Pew: 36.4% of young women still live at home or with close relatives

The headline at Hot Air sums it up: "Pew analysis shows US economy setting young women back 75 years."

Indeed, the percentage of women age 18-34 who still live with their parents or close relatives has skyrocketed over the past 15 years to 36.4% – numbers not seen since the 1940s, according to a survey conducted by Pew Research.

Reuters:

Among young men, 42.8 percent were living with relatives last year, below the 1940 high of 47.5 percent.

"The result is a striking U-shaped curve for young women - and young men - indicating a return to the past, statistically speaking," Pew said.

Young women are more likely now to be enrolled in college than in previous decades, with 27 percent of them college students last year, the report said. That compares with 5 percent in 1960.

Last year, 45 percent of young females in college, including those enrolled part time and at community college, lived with family. Among those not in college, a third lived with family.

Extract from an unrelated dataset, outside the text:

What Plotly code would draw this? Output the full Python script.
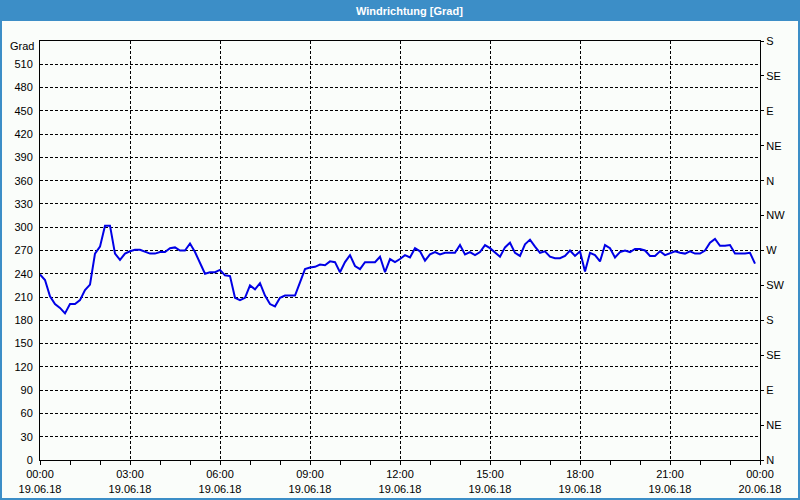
import pandas as pd
import plotly.graph_objects as go

# ---- data (10-minute values, 19.06.18 00:00 - 23:50) ----
START = "2018-06-19 00:00"
END = "2018-06-20 00:00"
STEP = "10min"
wind_dir = [
    239, 232, 211, 201, 196, 189, 201, 201, 206, 219, 226, 266, 275, 302, 302, 266,
    258, 266, 269, 271, 271, 269, 266, 266, 268, 268, 273, 274, 270, 270, 279, 268,
    255, 240, 242, 242, 245, 238, 237, 209, 206, 209, 225, 220, 228, 212, 201, 198,
    209, 212, 212, 212, 229, 246, 248, 249, 252, 251, 256, 255, 242, 255, 264, 250,
    246, 255, 255, 255, 262, 242, 259, 255, 259, 264, 261, 273, 269, 257, 265, 268,
    265, 267, 267, 267, 277, 265, 268, 264, 268, 277, 273, 267, 262, 274, 280, 267,
    263, 278, 284, 275, 267, 269, 262, 260, 260, 263, 270, 263, 269, 243, 267, 264,
    256, 277, 273, 261, 268, 270, 268, 272, 272, 270, 263, 263, 269, 264, 266, 269,
    267, 266, 269, 266, 266, 270, 280, 285, 276, 276, 277, 266, 266, 266, 267, 253,
]
times = pd.date_range(START, periods=len(wind_dir), freq=STEP)

y_ticks = list(range(0, 540, 30))
compass_vals = list(range(0, 541, 45))
compass_text = ["N", "NE", "E", "SE", "S", "SW", "W", "NW", "N", "NE", "E", "SE", "S"]
title_text = "Windrichtung [Grad]"
unit_text = "Grad"

# ---- layout geometry (pixels) ----
W, H = 800, 500
L, R, T, B = 40, 40, 41, 40
PW, PH = W - L - R, H - T - B


def px_x(x):
    return (x - L) / PW


def px_y(y):
    return (H - B - y) / PH


BLUE = "#3C8EC7"
BG = "#FAFDFA"
FONT = "Liberation Sans"

fig = go.Figure()
fig.add_trace(go.Scatter(
    x=times, y=wind_dir, mode="lines",
    line=dict(color="#0000E6", width=2),
    hoverinfo="x+y", showlegend=False,
))
# invisible trace to activate the right compass axis
fig.add_trace(go.Scatter(
    x=times, y=wind_dir, mode="lines", yaxis="y2",
    line=dict(color="rgba(0,0,0,0)", width=0),
    hoverinfo="skip", showlegend=False,
))

fig.update_layout(
    width=W, height=H,
    margin=dict(l=L, r=R, t=T, b=B, pad=0),
    paper_bgcolor=BG, plot_bgcolor=BG,
    font=dict(family=FONT, size=11, color="black"),
    xaxis=dict(
        type="date", range=[START, END],
        tick0=START, dtick=3 * 3600000,
        tickformat="%H:%M<br>%d.%m.%y",
        showline=True, linecolor="black", linewidth=1, mirror=True,
        showgrid=True, gridcolor="black", gridwidth=1, griddash="3px,2px",
        ticks="outside", ticklen=4, tickcolor="black",
        minor=dict(dtick=3600000, ticks="outside", ticklen=4, tickcolor="black", showgrid=False),
        zeroline=False, fixedrange=True, automargin=False,
    ),
    yaxis=dict(
        range=[0, 540], tickmode="array", tickvals=y_ticks,
        showline=True, linecolor="black", linewidth=1, mirror=True,
        showgrid=True, gridcolor="black", gridwidth=1, griddash="3px,2px",
        ticks="", zeroline=False, ticklabelstandoff=4, fixedrange=True,
        automargin=False,
    ),
    yaxis2=dict(
        range=[0, 540], overlaying="y", side="right", anchor="x",
        tickmode="array", tickvals=compass_vals, ticktext=compass_text,
        showgrid=False, zeroline=False, showline=False,
        ticks="outside", ticklen=3, tickcolor="black", fixedrange=True,
        automargin=False,
    ),
    shapes=[
        dict(type="rect", xref="paper", yref="paper",
             x0=px_x(0), x1=px_x(W), y0=px_y(0), y1=px_y(21),
             fillcolor=BLUE, line=dict(width=0), layer="above"),
        dict(type="rect", xref="paper", yref="paper",
             x0=px_x(1), x1=px_x(W - 1), y0=px_y(1), y1=px_y(H - 1),
             fillcolor="rgba(0,0,0,0)", line=dict(color=BLUE, width=2), layer="above"),
    ],
    annotations=[
        dict(text="<b>" + title_text + "</b>", xref="paper", yref="paper",
             x=px_x(410), y=px_y(11), xanchor="center", yanchor="middle",
             showarrow=False, font=dict(family=FONT, size=11, color="white")),
        dict(text=unit_text, xref="paper", yref="paper",
             x=px_x(36), y=px_y(46), xanchor="right", yanchor="middle",
             showarrow=False, font=dict(family=FONT, size=11, color="black")),
    ],
)

fig.write_html("out.html")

Many young women are putting off marriage compared with those in previous decades, making staying at home more likely, the report said. In 2013, 30 percent of young women were married, compared with 62 percent in 1940.

The share of young women living with parents or other relatives bottomed at 20 percent in 1960. The upturn increased sharply after 2000 and has not reversed despite a labor market recovery after the Great Recession of 2007-2009, the report said.

Ed Morrisey points out that the trend of young women living at home has continued to rise despite the Obama "recovery":

The big jump occurred in the last 15 years, some of which is obviously due to the Great Recession in 2008-10. However, that trend did not decline during the so-called Obama recovery — in fact, it continued upward at the same rate. This is clearly not just about marriage rates, or a narrow economic effect. It’s a result of misguided economic policies that are stripping opportunity from younger Americans, and overburdening a generation of parents who need this period of time to build enough wealth for issues that will come in their later years.

This should have a direct impact on the 2016 election. Hillary Clinton wants to double down on Obamanomics, the regulatory state that suppresses economic dynamism, and has set back young adults — and perhaps especially young women — 75 years. If Republicans want to make inroads with younger voters (and their parents), this is the context for the fight over economic policy that has to take place in the general election.

"Economic issues" in this election have so far been about income inequality and the "1%."  Republican candidates have tried to highlight their free-market credentials, but that's not what the press wants to cover, and it certainly isn't what Hillary Clinton wants to talk about.  Her campaign is not about improving the economy; it is about using it to show how unfair life in America is because some people have more wealth than others.  Creating a campaign of envy and anger at rich people is Clinton's goal.

I hope that Ed is right and the GOP can alter the narrative.  But talking about stifling the economy with regulation and creating policies that have made it more difficult to create jobs is not as sexy as moralizing about wealth.